> _Materials provided_:
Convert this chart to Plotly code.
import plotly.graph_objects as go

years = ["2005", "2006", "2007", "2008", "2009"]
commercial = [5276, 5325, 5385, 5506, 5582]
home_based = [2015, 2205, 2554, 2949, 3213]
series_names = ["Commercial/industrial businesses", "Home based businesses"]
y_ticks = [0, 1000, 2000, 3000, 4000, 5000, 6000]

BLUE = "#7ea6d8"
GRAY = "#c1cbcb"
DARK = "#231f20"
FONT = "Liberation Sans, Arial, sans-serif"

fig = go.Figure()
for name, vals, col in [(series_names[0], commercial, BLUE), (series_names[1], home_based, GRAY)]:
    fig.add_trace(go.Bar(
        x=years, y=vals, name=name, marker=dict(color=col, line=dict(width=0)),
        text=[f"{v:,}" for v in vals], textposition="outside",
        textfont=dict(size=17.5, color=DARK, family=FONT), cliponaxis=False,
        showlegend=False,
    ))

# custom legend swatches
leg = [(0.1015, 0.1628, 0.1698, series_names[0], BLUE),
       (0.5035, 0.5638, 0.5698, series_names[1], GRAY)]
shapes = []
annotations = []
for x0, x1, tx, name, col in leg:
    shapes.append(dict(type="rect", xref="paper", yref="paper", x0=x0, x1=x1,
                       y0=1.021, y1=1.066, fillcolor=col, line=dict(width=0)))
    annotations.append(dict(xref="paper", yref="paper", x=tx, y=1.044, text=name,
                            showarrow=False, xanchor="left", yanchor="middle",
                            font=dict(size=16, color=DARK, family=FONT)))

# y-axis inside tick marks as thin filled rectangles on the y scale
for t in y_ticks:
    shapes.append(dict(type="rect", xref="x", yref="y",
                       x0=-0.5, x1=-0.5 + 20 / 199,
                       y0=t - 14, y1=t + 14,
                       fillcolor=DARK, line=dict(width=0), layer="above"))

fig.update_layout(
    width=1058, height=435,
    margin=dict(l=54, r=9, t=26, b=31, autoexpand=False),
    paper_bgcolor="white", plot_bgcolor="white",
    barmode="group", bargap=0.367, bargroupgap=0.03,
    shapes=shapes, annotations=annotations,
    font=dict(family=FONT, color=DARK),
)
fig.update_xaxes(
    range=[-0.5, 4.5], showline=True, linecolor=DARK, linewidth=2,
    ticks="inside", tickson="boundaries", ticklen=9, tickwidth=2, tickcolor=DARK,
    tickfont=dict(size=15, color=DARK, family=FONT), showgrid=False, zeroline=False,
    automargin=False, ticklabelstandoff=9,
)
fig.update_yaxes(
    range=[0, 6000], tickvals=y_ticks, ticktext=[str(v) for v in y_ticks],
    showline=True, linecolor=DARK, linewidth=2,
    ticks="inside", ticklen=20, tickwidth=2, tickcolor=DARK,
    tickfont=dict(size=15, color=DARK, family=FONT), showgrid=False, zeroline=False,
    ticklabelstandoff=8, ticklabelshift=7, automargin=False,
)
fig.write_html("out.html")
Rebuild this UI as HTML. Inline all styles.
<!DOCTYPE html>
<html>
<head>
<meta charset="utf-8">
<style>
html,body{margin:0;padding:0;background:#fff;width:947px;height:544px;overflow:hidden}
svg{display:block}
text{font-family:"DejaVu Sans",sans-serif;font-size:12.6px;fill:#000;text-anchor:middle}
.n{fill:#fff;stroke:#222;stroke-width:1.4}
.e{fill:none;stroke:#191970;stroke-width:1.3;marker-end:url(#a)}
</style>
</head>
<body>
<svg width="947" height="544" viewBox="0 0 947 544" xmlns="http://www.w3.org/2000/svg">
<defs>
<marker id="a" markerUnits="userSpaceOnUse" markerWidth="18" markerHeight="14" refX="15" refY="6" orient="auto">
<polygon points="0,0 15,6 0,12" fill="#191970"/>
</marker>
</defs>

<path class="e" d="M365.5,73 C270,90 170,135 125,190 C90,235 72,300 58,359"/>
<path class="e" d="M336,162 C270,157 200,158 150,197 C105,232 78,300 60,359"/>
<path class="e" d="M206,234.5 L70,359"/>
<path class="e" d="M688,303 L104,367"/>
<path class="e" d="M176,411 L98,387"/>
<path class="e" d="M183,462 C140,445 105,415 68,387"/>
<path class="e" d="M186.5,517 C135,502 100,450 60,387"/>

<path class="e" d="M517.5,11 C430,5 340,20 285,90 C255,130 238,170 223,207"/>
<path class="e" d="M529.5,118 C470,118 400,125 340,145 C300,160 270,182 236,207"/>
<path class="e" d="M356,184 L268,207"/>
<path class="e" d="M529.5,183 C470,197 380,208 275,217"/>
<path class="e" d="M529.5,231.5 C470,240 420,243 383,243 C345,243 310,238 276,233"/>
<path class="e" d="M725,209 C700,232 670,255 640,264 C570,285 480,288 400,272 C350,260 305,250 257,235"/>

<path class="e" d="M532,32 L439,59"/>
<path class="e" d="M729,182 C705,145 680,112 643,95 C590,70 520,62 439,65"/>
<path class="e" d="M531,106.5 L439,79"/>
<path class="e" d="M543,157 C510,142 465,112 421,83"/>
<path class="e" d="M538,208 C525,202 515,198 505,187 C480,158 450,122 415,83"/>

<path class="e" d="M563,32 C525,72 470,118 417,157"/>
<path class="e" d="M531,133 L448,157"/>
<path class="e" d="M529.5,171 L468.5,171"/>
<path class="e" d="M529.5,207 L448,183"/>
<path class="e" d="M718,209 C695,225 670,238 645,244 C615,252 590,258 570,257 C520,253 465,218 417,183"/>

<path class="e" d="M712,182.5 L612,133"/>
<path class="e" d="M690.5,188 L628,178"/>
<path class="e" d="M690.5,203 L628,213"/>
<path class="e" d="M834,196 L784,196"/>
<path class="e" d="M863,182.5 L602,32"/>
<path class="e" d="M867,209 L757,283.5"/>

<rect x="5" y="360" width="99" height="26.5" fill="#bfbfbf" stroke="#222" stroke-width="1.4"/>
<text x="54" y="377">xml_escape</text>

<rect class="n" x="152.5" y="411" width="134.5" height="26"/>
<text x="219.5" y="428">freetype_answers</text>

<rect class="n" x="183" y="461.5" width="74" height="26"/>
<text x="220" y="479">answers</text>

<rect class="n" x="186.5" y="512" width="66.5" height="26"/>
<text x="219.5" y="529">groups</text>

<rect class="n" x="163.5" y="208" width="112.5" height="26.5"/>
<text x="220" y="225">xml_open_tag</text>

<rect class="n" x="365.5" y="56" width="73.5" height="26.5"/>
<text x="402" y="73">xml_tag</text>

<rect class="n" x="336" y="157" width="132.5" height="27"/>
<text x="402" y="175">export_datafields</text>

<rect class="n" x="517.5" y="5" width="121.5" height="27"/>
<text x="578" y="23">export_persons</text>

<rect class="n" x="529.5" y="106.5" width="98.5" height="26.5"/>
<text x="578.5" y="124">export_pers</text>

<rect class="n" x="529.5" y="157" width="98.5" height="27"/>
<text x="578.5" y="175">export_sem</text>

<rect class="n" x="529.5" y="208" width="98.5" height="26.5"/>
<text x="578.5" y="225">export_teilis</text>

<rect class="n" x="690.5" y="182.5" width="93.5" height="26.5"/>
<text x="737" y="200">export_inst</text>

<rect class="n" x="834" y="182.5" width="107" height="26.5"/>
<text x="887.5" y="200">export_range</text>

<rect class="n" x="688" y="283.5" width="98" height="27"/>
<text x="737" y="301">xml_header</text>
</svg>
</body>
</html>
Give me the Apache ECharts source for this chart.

> _Task description_: Type out all of the material again, word for word.

> _Reply_:
Convert this chart to Plotly code.
import plotly.graph_objects as go

years = ["2005", "2006", "2007", "2008", "2009"]
commercial = [5276, 5325, 5385, 5506, 5582]
home_based = [2015, 2205, 2554, 2949, 3213]
series_names = ["Commercial/industrial businesses", "Home based businesses"]
y_ticks = [0, 1000, 2000, 3000, 4000, 5000, 6000]

BLUE = "#7ea6d8"
GRAY = "#c1cbcb"
DARK = "#231f20"
FONT = "Liberation Sans, Arial, sans-serif"

fig = go.Figure()
for name, vals, col in [(series_names[0], commercial, BLUE), (series_names[1], home_based, GRAY)]:
    fig.add_trace(go.Bar(
        x=years, y=vals, name=name, marker=dict(color=col, line=dict(width=0)),
        text=[f"{v:,}" for v in vals], textposition="outside",
        textfont=dict(size=17.5, color=DARK, family=FONT), cliponaxis=False,
        showlegend=False,
    ))

# custom legend swatches
leg = [(0.1015, 0.1628, 0.1698, series_names[0], BLUE),
       (0.5035, 0.5638, 0.5698, series_names[1], GRAY)]
shapes = []
annotations = []
for x0, x1, tx, name, col in leg:
    shapes.append(dict(type="rect", xref="paper", yref="paper", x0=x0, x1=x1,
                       y0=1.021, y1=1.066, fillcolor=col, line=dict(width=0)))
    annotations.append(dict(xref="paper", yref="paper", x=tx, y=1.044, text=name,
                            showarrow=False, xanchor="left", yanchor="middle",
                            font=dict(size=16, color=DARK, family=FONT)))

# y-axis inside tick marks as thin filled rectangles on the y scale
for t in y_ticks:
    shapes.append(dict(type="rect", xref="x", yref="y",
                       x0=-0.5, x1=-0.5 + 20 / 199,
                       y0=t - 14, y1=t + 14,
                       fillcolor=DARK, line=dict(width=0), layer="above"))

fig.update_layout(
    width=1058, height=435,
    margin=dict(l=54, r=9, t=26, b=31, autoexpand=False),
    paper_bgcolor="white", plot_bgcolor="white",
    barmode="group", bargap=0.367, bargroupgap=0.03,
    shapes=shapes, annotations=annotations,
    font=dict(family=FONT, color=DARK),
)
fig.update_xaxes(
    range=[-0.5, 4.5], showline=True, linecolor=DARK, linewidth=2,
    ticks="inside", tickson="boundaries", ticklen=9, tickwidth=2, tickcolor=DARK,
    tickfont=dict(size=15, color=DARK, family=FONT), showgrid=False, zeroline=False,
    automargin=False, ticklabelstandoff=9,
)
fig.update_yaxes(
    range=[0, 6000], tickvals=y_ticks, ticktext=[str(v) for v in y_ticks],
    showline=True, linecolor=DARK, linewidth=2,
    ticks="inside", ticklen=20, tickwidth=2, tickcolor=DARK,
    tickfont=dict(size=15, color=DARK, family=FONT), showgrid=False, zeroline=False,
    ticklabelstandoff=8, ticklabelshift=7, automargin=False,
)
fig.write_html("out.html")
Rebuild this UI as HTML. Inline all styles.
<!DOCTYPE html>
<html>
<head>
<meta charset="utf-8">
<style>
html,body{margin:0;padding:0;background:#fff;width:947px;height:544px;overflow:hidden}
svg{display:block}
text{font-family:"DejaVu Sans",sans-serif;font-size:12.6px;fill:#000;text-anchor:middle}
.n{fill:#fff;stroke:#222;stroke-width:1.4}
.e{fill:none;stroke:#191970;stroke-width:1.3;marker-end:url(#a)}
</style>
</head>
<body>
<svg width="947" height="544" viewBox="0 0 947 544" xmlns="http://www.w3.org/2000/svg">
<defs>
<marker id="a" markerUnits="userSpaceOnUse" markerWidth="18" markerHeight="14" refX="15" refY="6" orient="auto">
<polygon points="0,0 15,6 0,12" fill="#191970"/>
</marker>
</defs>

<path class="e" d="M365.5,73 C270,90 170,135 125,190 C90,235 72,300 58,359"/>
<path class="e" d="M336,162 C270,157 200,158 150,197 C105,232 78,300 60,359"/>
<path class="e" d="M206,234.5 L70,359"/>
<path class="e" d="M688,303 L104,367"/>
<path class="e" d="M176,411 L98,387"/>
<path class="e" d="M183,462 C140,445 105,415 68,387"/>
<path class="e" d="M186.5,517 C135,502 100,450 60,387"/>

<path class="e" d="M517.5,11 C430,5 340,20 285,90 C255,130 238,170 223,207"/>
<path class="e" d="M529.5,118 C470,118 400,125 340,145 C300,160 270,182 236,207"/>
<path class="e" d="M356,184 L268,207"/>
<path class="e" d="M529.5,183 C470,197 380,208 275,217"/>
<path class="e" d="M529.5,231.5 C470,240 420,243 383,243 C345,243 310,238 276,233"/>
<path class="e" d="M725,209 C700,232 670,255 640,264 C570,285 480,288 400,272 C350,260 305,250 257,235"/>

<path class="e" d="M532,32 L439,59"/>
<path class="e" d="M729,182 C705,145 680,112 643,95 C590,70 520,62 439,65"/>
<path class="e" d="M531,106.5 L439,79"/>
<path class="e" d="M543,157 C510,142 465,112 421,83"/>
<path class="e" d="M538,208 C525,202 515,198 505,187 C480,158 450,122 415,83"/>

<path class="e" d="M563,32 C525,72 470,118 417,157"/>
<path class="e" d="M531,133 L448,157"/>
<path class="e" d="M529.5,171 L468.5,171"/>
<path class="e" d="M529.5,207 L448,183"/>
<path class="e" d="M718,209 C695,225 670,238 645,244 C615,252 590,258 570,257 C520,253 465,218 417,183"/>

<path class="e" d="M712,182.5 L612,133"/>
<path class="e" d="M690.5,188 L628,178"/>
<path class="e" d="M690.5,203 L628,213"/>
<path class="e" d="M834,196 L784,196"/>
<path class="e" d="M863,182.5 L602,32"/>
<path class="e" d="M867,209 L757,283.5"/>

<rect x="5" y="360" width="99" height="26.5" fill="#bfbfbf" stroke="#222" stroke-width="1.4"/>
<text x="54" y="377">xml_escape</text>

<rect class="n" x="152.5" y="411" width="134.5" height="26"/>
<text x="219.5" y="428">freetype_answers</text>

<rect class="n" x="183" y="461.5" width="74" height="26"/>
<text x="220" y="479">answers</text>

<rect class="n" x="186.5" y="512" width="66.5" height="26"/>
<text x="219.5" y="529">groups</text>

<rect class="n" x="163.5" y="208" width="112.5" height="26.5"/>
<text x="220" y="225">xml_open_tag</text>

<rect class="n" x="365.5" y="56" width="73.5" height="26.5"/>
<text x="402" y="73">xml_tag</text>

<rect class="n" x="336" y="157" width="132.5" height="27"/>
<text x="402" y="175">export_datafields</text>

<rect class="n" x="517.5" y="5" width="121.5" height="27"/>
<text x="578" y="23">export_persons</text>

<rect class="n" x="529.5" y="106.5" width="98.5" height="26.5"/>
<text x="578.5" y="124">export_pers</text>

<rect class="n" x="529.5" y="157" width="98.5" height="27"/>
<text x="578.5" y="175">export_sem</text>

<rect class="n" x="529.5" y="208" width="98.5" height="26.5"/>
<text x="578.5" y="225">export_teilis</text>

<rect class="n" x="690.5" y="182.5" width="93.5" height="26.5"/>
<text x="737" y="200">export_inst</text>

<rect class="n" x="834" y="182.5" width="107" height="26.5"/>
<text x="887.5" y="200">export_range</text>

<rect class="n" x="688" y="283.5" width="98" height="27"/>
<text x="737" y="301">xml_header</text>
</svg>
</body>
</html>
Give me the Apache ECharts source for this chart.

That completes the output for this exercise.